Sabah namazını ortalık ağarıncaya kadar geciktirmek müstehaptır. Bunun ölçüsü, kılınan namazın iadesi gerektiğinde bunu edâ edecek kadar bir zamanın kalmasıdır. (et-Tebyin, Nasbûrraye, Zeylai, 1/225) Bu ölçü, hac menasikini yapanların Müzdelife’de Bayram’ın birinci günü sabah namazı müstesna, yılın her mevsiminde muteberdir. Ancak Müzdelife’de bulunan mü’minler sabah namazını fecir doğunca kılar ve öylece Minâ’ya hareket ederler. (el-Muhit, Radiyüddin Serahsî)
İkindi namazını, güneşin parlaklığının değişmediği vakte kadar geciktirmek müstehaptır. Bu da daha çok, her şeyin gölgesi, fey-i zevâl hariç, iki mislini bulup aştığı vakte rastlar. Buradaki değişiklikten maksat, çoğu fakihlere göre, ışınların parlaklığı değil, güneş cirminin gözle rahatlıkla bakılmayacak kadar parlak bulunmasıdır. (el-Hidâye, Fetavâ-yi Hindiyye)

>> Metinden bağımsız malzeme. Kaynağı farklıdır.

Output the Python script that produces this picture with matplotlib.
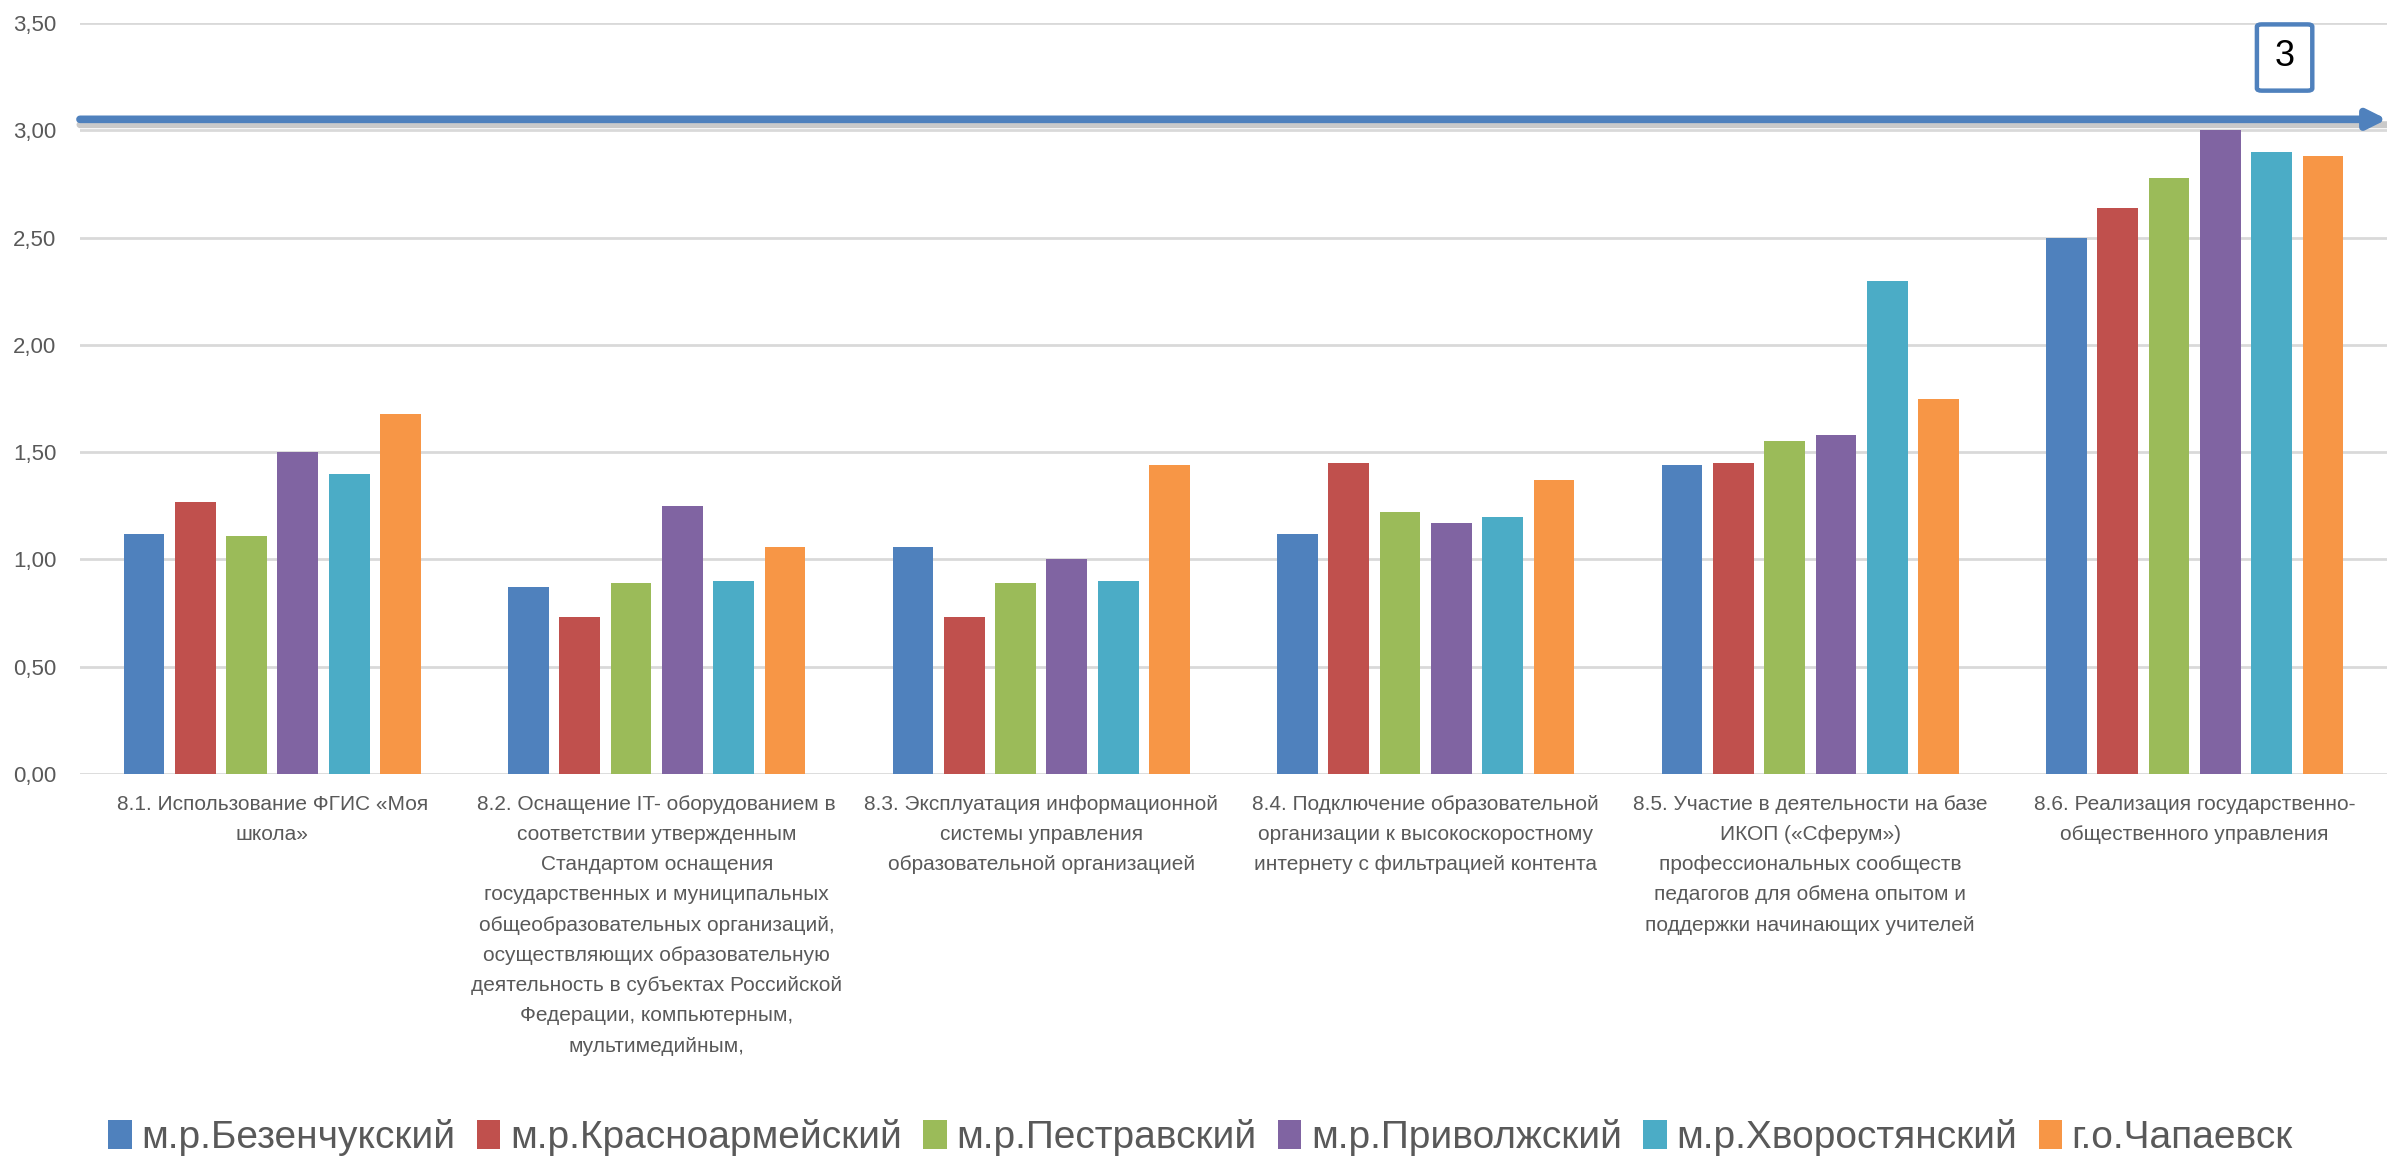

Akşam namazını genellikle vaktin evvelinde kılmak müstehab sayılmıştır. Çünkü bu konudaki tavsiye anlamındaki hadisler çeşitli rivayet yollarıyla nakledilmiştir: “Ümmetim, akşam namazını, yıldızlar belirgin duruma gelinceye kadar geciktirmediği sürece fıtrat üzere olacaktır.” (İbn Mâce)
Yatsı namazını, yorgun ve uykusuz olmayanların gecenin üçte birine geciktirmeleri müstehaptır.
Bu konudaki bir hadîs-i şerîfte şöyle buyrulmuştur: “Ümmetime meşakkat vermemiş olsaydım, her namazda misvâk kullanmalarını emreder ve yatsı namazını da gecenin üçte birine geciktirirdim.” (Tirmizi, Nesâi)
Yağmurlu ve karlı havalarda ise, yatsı namazını vakit girince hemen kılmak müstehaptır. Çünkü bu durumda cemaate gitmek, geciktiği takdirde biraz zorlaşır. (el-Muhit, Radiyüddin Serahsi)
Vitir namazını da uyanacağına güveni olan kimse için gecenin sonuna geciktirmek müstehaptır. Kendine güveni olmayanın uyumadan önce kılması müstehaptır. (et-Tebyin, Fetavâ-yi Hindiyye, İbn Abidin)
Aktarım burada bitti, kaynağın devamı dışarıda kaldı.